FWIW (please correct me where I am wrong): If OpenTelemetry extension is not ready to attach data / to receive the request data, it can't just keep this data till it becomes ready because the data are not finite. They need to be accessible / adjustable, we can't just reply steps when the OTel becomes ready because what happens depends on a state stored in the context.

As I said, a connection failure at the startup can happen not only in the case of OIDC. I'm also not 100% sure, delaying the OIDC startup so that it can report events which can never happen (connection failure, as opposed to for ex the authentication success/failure) should be done by default

OpenTelemtry as well as OIDC will always be ready for authentication success/failure because application only receives incoming requests when all the extensions are ready. We are only discussing outgoing requests during application startup and that can either be ordered (so that we can put OTel before OIDC) or not. Personally I don't see issue with starting OTel before OIDC if there is demand.

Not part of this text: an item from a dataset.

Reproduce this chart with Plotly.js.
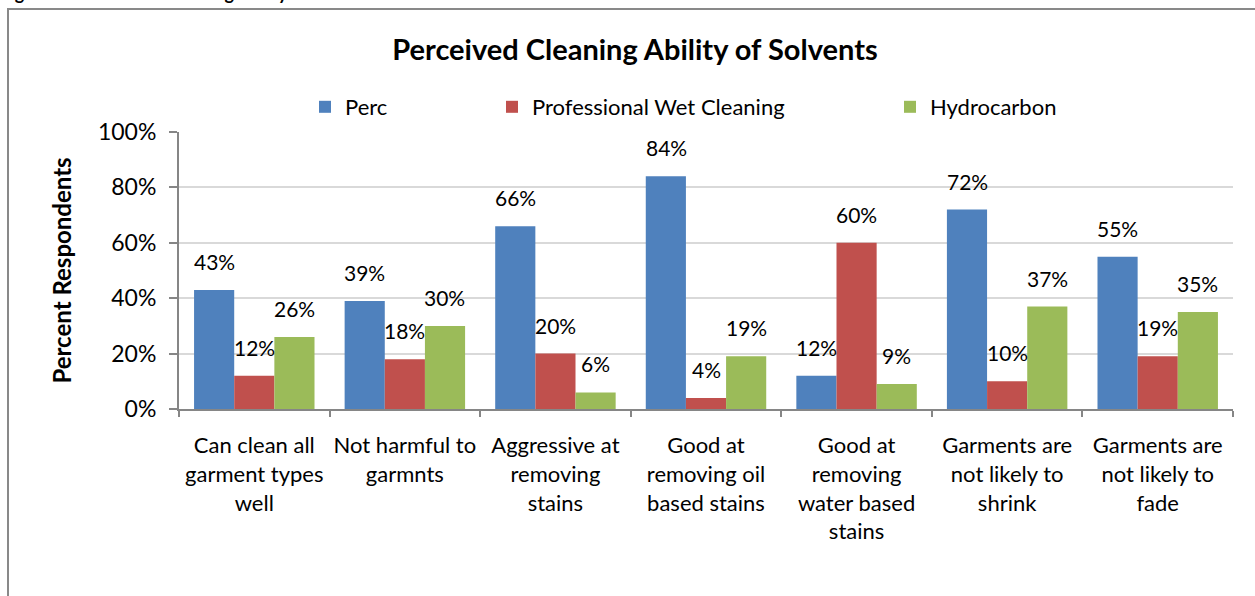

What I think should be decided is whether these data between auth server and Quarkus should be tracked, because to my knowledge it is only tracked because @sberyozkin decided to use Vert.x web client (+1), but there was never actual decision to provide traces for this (that happens through Vert.x).

I can't answer the last paragraph.

michalvavrik commented 2 months ago

I didn't test it, but I think I have moved related code to a separate build steps in the https://github.com/quarkusio/quarkus/pull/41571. If we really want to fix this, all that needs to be done is to introduce build-time SPI and add @Consume on these buildsteps.

Neither OIDC or OTel has build-time SPI. There doesn't seem to be agreement if it is OIDC specific or whether there should be OTel SPI.